Simplex-to-Euclidean Bijections for Categorical Flow Matching
Bernardo Williams, Victor M. Yeom-Song, Marcelo Hartmann, Arto Klami
TL;DR
This work tackles learning and sampling from distributions on the unit simplex $\mathring{\Delta}^D$ by introducing Simplex-to-Euclidean Flow Matching, which maps the simplex interior to $\mathbb{R}^D$ using geometry-driven bijections from Aitchison geometry. It presents two concrete bijections, the isometric ILR transform and the centered SB transform, to enable Euclidean training of generative models while preserving the ability to recover discrete categories via an efficient Dirichlet interpolation for boundary data. Discrete observations are lifted into the interior through a Dirichlet interpolation, ensuring exact category recovery via $\arg\max$ after inversion, with a practical estimator for categorical probabilities. Empirically, FM-$\mathring{\Delta}$ achieves competitive or superior results across compositional data, binarized MNIST, DNA sequence generation, and Text8, while maintaining scalability; the method provides a principled, geometry-aware bridge between continuous Euclidean generation and discrete simplex data.
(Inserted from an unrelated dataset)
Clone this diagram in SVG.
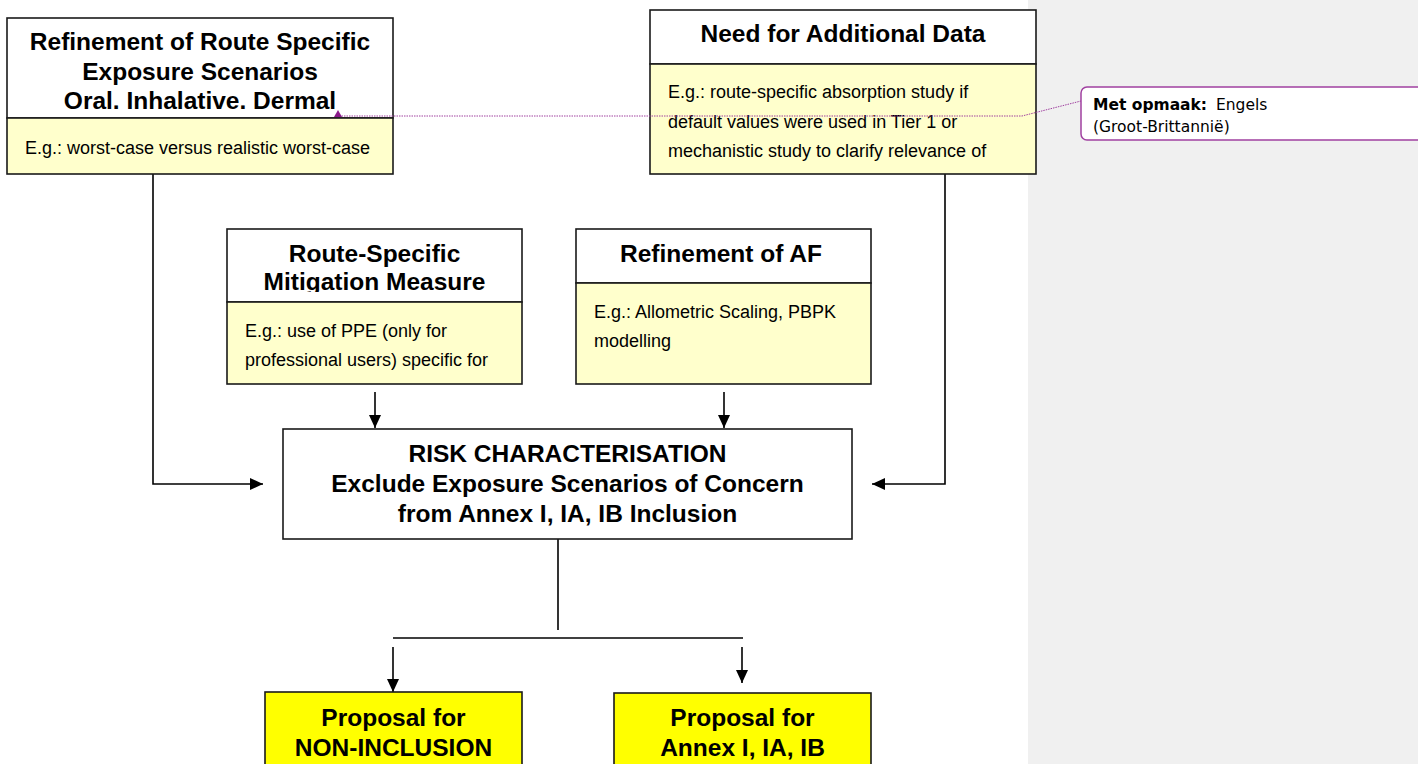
<svg xmlns="http://www.w3.org/2000/svg" width="1418" height="764" viewBox="0 0 1418 764">
<style>
.box{stroke:#1a1a1a;stroke-width:1.6}
.hdr{fill:#ffffff}
.sub{fill:#ffffcc}
.res{fill:#ffff00}
.h{font-family:"Liberation Sans",Arial,sans-serif;font-weight:bold;font-size:24.5px;fill:#000;text-anchor:middle}
.b{font-family:"Liberation Sans",Arial,sans-serif;font-size:18px;fill:#000}
.ln{stroke:#000;stroke-width:1.6;fill:none}
.cm{font-family:"DejaVu Sans",Verdana,sans-serif;font-size:15.5px;fill:#000}
</style>
<defs>
<marker id="ah" markerUnits="userSpaceOnUse" markerWidth="14" markerHeight="12" refX="13" refY="6" orient="auto">
<path d="M0,0 L13,6 L0,12 Z" fill="#000"/>
</marker>
<clipPath id="clipL"><rect x="7" y="18" width="386" height="93"/></clipPath>
<clipPath id="clipR"><rect x="227" y="229" width="295" height="63"/></clipPath>
</defs>
<rect x="0" y="0" width="1418" height="764" fill="#ffffff"/>
<rect x="1028" y="0" width="390" height="764" fill="#f0f0f0"/>

<g id="connectors">
<polyline class="ln" points="153,174 153,484 263,484" marker-end="url(#ah)"/>
<polyline class="ln" points="945,174 945,484 872,484" marker-end="url(#ah)"/>
<line class="ln" x1="375" y1="392" x2="375" y2="428" marker-end="url(#ah)"/>
<line class="ln" x1="724" y1="392" x2="724" y2="428" marker-end="url(#ah)"/>
<line class="ln" x1="558" y1="539" x2="558" y2="630"/>
<line class="ln" x1="393" y1="638" x2="743" y2="638"/>
<line class="ln" x1="393" y1="647" x2="393" y2="692" marker-end="url(#ah)"/>
<line class="ln" x1="742" y1="647" x2="742" y2="683" marker-end="url(#ah)"/>
</g>

<g id="node-refinement-route">
<rect class="box hdr" x="7" y="18" width="386" height="100"/>
<rect class="box sub" x="7" y="118" width="386" height="56"/>
<g clip-path="url(#clipL)">
<text class="h" x="200" y="50">Refinement of Route Specific</text>
<text class="h" x="200" y="80">Exposure Scenarios</text>
<text class="h" x="200" y="109">Oral. Inhalative. Dermal</text>
</g>
<text class="b" x="25" y="154">E.g.: worst-case versus realistic worst-case</text>
</g>

<g id="node-additional-data">
<rect class="box hdr" x="650" y="10" width="386" height="54"/>
<rect class="box sub" x="650" y="64" width="386" height="110"/>
<text class="h" x="843" y="42">Need for Additional Data</text>
<text class="b" x="668" y="98">E.g.: route-specific absorption study if</text>
<text class="b" x="668" y="128">default values were used in Tier 1 or</text>
<text class="b" x="668" y="157">mechanistic study to clarify relevance of</text>
</g>

<g id="node-mitigation">
<rect class="box hdr" x="227" y="229" width="295" height="73"/>
<rect class="box sub" x="227" y="302" width="295" height="82"/>
<g clip-path="url(#clipR)">
<text class="h" x="374.5" y="262">Route-Specific</text>
<text class="h" x="374.5" y="290">Mitigation Measure</text>
</g>
<text class="b" x="245" y="337">E.g.: use of PPE (only for</text>
<text class="b" x="245" y="366">professional users) specific for</text>
</g>

<g id="node-af">
<rect class="box hdr" x="576" y="229" width="295" height="54"/>
<rect class="box sub" x="576" y="283" width="295" height="101"/>
<text class="h" x="721" y="262">Refinement of AF</text>
<text class="b" x="594" y="318">E.g.: Allometric Scaling, PBPK</text>
<text class="b" x="594" y="347">modelling</text>
</g>

<g id="node-risk">
<rect class="box hdr" x="283" y="429" width="569" height="110"/>
<text class="h" x="567.5" y="462">RISK CHARACTERISATION</text>
<text class="h" x="567.5" y="492">Exclude Exposure Scenarios of Concern</text>
<text class="h" x="567.5" y="522">from Annex I, IA, IB Inclusion</text>
</g>

<g id="node-non-inclusion">
<rect class="box res" x="265" y="692" width="257" height="90"/>
<text class="h" x="393.5" y="726">Proposal for</text>
<text class="h" x="393.5" y="756">NON-INCLUSION</text>
</g>

<g id="node-annex">
<rect class="box res" x="614" y="693" width="257" height="90"/>
<text class="h" x="742.5" y="726">Proposal for</text>
<text class="h" x="742.5" y="756">Annex I, IA, IB</text>
</g>

<g id="comment">
<polyline points="339,116 1022,116 1081,101" fill="none" stroke="#a040a0" stroke-width="1" stroke-dasharray="1.5 1"/>
<path d="M334,117 L338,110 L342,117 Z" fill="#8a1a8a"/>
<rect x="1081" y="87" width="345" height="53" rx="6" fill="#ffffff" stroke="#a040a0" stroke-width="1.5"/>
<text class="cm" x="1093" y="110"><tspan font-weight="bold">Met opmaak:</tspan><tspan x="1216">Engels</tspan></text>
<text class="cm" x="1093" y="132">(Groot-Brittannië)</text>
</g>
</svg>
The approach is flexible and could be extended to other Euclidean generative models beyond Flow Matching, maintaining exact discrete recovery thanks to the interpolation scheme.
Abstract
We propose a method for learning and sampling from probability distributions supported on the simplex. Our approach maps the open simplex to Euclidean space via smooth bijections, leveraging the Aitchison geometry to define the mappings, and supports modeling categorical data by a Dirichlet interpolation that dequantizes discrete observations into continuous ones. This enables density modeling in Euclidean space through the bijection while still allowing exact recovery of the original discrete distribution. Compared to previous methods that operate on the simplex using Riemannian geometry or custom noise processes, our approach works in Euclidean space while respecting the Aitchison geometry, and achieves competitive performance on both synthetic and real-world data sets.